Tapi udara bisa lebih lembut lagi,
udara lebih tidak terasa oleh manusia yang berada di dalamnya.
Tapi bagaimana jika dzat-Ku yang menyelimuti segala yang terindera manusia ini?
Jelas tidak akan mampu dirasakan bahkan tidak hanya oleh indera peraba
manusia tapi juga oleh pikiran dan kehendak manusia.
Tapi bahkan tidak seperti itu, Aku lebih dari itu.
Aku tidak seperti udara ataupun air yang memerlukan berpindah.
Tidak mungkin Aku memerlukan berpindah,
Dzat-Ku maha kuasa.
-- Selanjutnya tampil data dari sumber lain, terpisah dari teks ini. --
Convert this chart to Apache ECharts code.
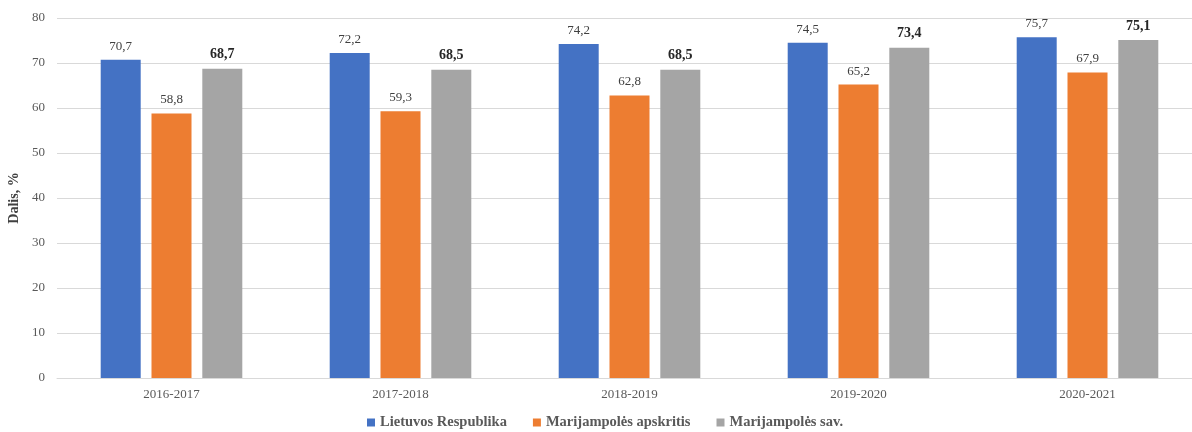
<!DOCTYPE html>
<html>
<head>
<meta charset="utf-8">
<script src="https://cdn.jsdelivr.net/npm/echarts@6/dist/echarts.min.js"></script>
<style>
  html, body { margin: 0; padding: 0; background: #fff; }
  #chart { width: 1192px; height: 432px; }
</style>
</head>
<body>
<div id="chart"></div>
<script>
  // duomenys
  var categories = ['2016-2017', '2017-2018', '2018-2019', '2019-2020', '2020-2021'];
  var lietuva = [70.7, 72.2, 74.2, 74.5, 75.7];
  var apskritis = [58.8, 59.3, 62.8, 65.2, 67.9];
  var savivaldybe = [68.7, 68.5, 68.5, 73.4, 75.1];
  var seriesNames = ['Lietuvos Respublika', 'Marijampolės apskritis', 'Marijampolės sav.'];

  var serif = '"Liberation Serif", "Times New Roman", serif';
  var fmt = function (p) { return String(p.value).replace('.', ','); };

  var chart = echarts.init(document.getElementById('chart'));
  var option = {
    animation: false,
    textStyle: { fontFamily: serif },
    grid: { left: 57, top: 18, width: 1145, height: 360, containLabel: false, outerBoundsMode: 'none' },
    legend: {
      top: 410,
      left: 362,
      itemWidth: 8,
      itemHeight: 8,
      itemGap: 26,
      icon: 'rect',
      textStyle: { fontFamily: serif, fontSize: 14.5, fontWeight: 'bold', color: '#595959' },
      data: seriesNames
    },
    xAxis: {
      type: 'category',
      data: categories,
      axisLine: { lineStyle: { color: '#d9d9d9', width: 1 } },
      axisTick: { show: false },
      axisLabel: { color: '#595959', fontSize: 13, margin: 10, fontFamily: serif }
    },
    yAxis: {
      type: 'value',
      min: 0,
      max: 80,
      interval: 10,
      name: 'Dalis, %',
      nameLocation: 'middle',
      nameGap: 32,
      nameTextStyle: { fontFamily: serif, fontSize: 14, fontWeight: 'bold', color: '#404040' },
      axisLine: { show: false },
      axisTick: { show: false },
      axisLabel: { color: '#595959', fontSize: 13, margin: 12, fontFamily: serif },
      splitLine: { lineStyle: { color: '#d9d9d9', width: 1 } }
    },
    series: [
      {
        name: seriesNames[0],
        type: 'bar',
        data: lietuva,
        barWidth: 40,
        barGap: '27%',
        itemStyle: { color: '#4472C4' },
        label: { show: true, position: 'top', distance: 7, formatter: fmt, fontSize: 13, color: '#404040', fontFamily: serif }
      },
      {
        name: seriesNames[1],
        type: 'bar',
        data: apskritis,
        barWidth: 40,
        barGap: '27%',
        itemStyle: { color: '#ED7D31' },
        label: { show: true, position: 'top', distance: 7, formatter: fmt, fontSize: 13, color: '#404040', fontFamily: serif }
      },
      {
        name: seriesNames[2],
        type: 'bar',
        data: savivaldybe,
        barWidth: 40,
        barGap: '27%',
        itemStyle: { color: '#A5A5A5' },
        label: { show: true, position: 'top', distance: 7, formatter: fmt, fontSize: 14, fontWeight: 'bold', color: '#262626', fontFamily: serif }
      }
    ]
  };
  chart.setOption(option);
  window.addEventListener('resize', function () { chart.resize(); });
</script>
</body>
</html>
Berarti hamba-hamba-Ku, kalianlah yang semu.
Jika kalian berpindah maka kuasa-Ku
yang membentukmu di suatu tempat Aku hentikan,
dan Aku tampakkan kuasa-Ku untuk menegakkan kalian
di tempat lain dimana kalian berpindah.
Tapi bahkan lebih dari itu, segala bentuk dan makhluk ciptaan
serta kehidupannya di alam material atau
inderawi ini pada hakikatnya adalah ilusi-Ku.
Yang ter-Ghaib menurut indera hamba-hamba-Ku
sebenarnya justru diri-Ku, Sang Hyang Nyata.
Sedangkan yang tampak diantara indera kalian
sendiri sebenarnya adalah justru yang tidak nyata.
Manusia yang mempunyai iman kepada-Ku
mampu menyadari keberadaan-Ku
walaupun tidak terjangkau oleh indera, perasaan dan pikirannya.
Sementara yang ingkar kepada-Ku tidak akan percaya segala
sesuatu yang tidak terdeteksi oleh indera, perasaan dan pikirannya.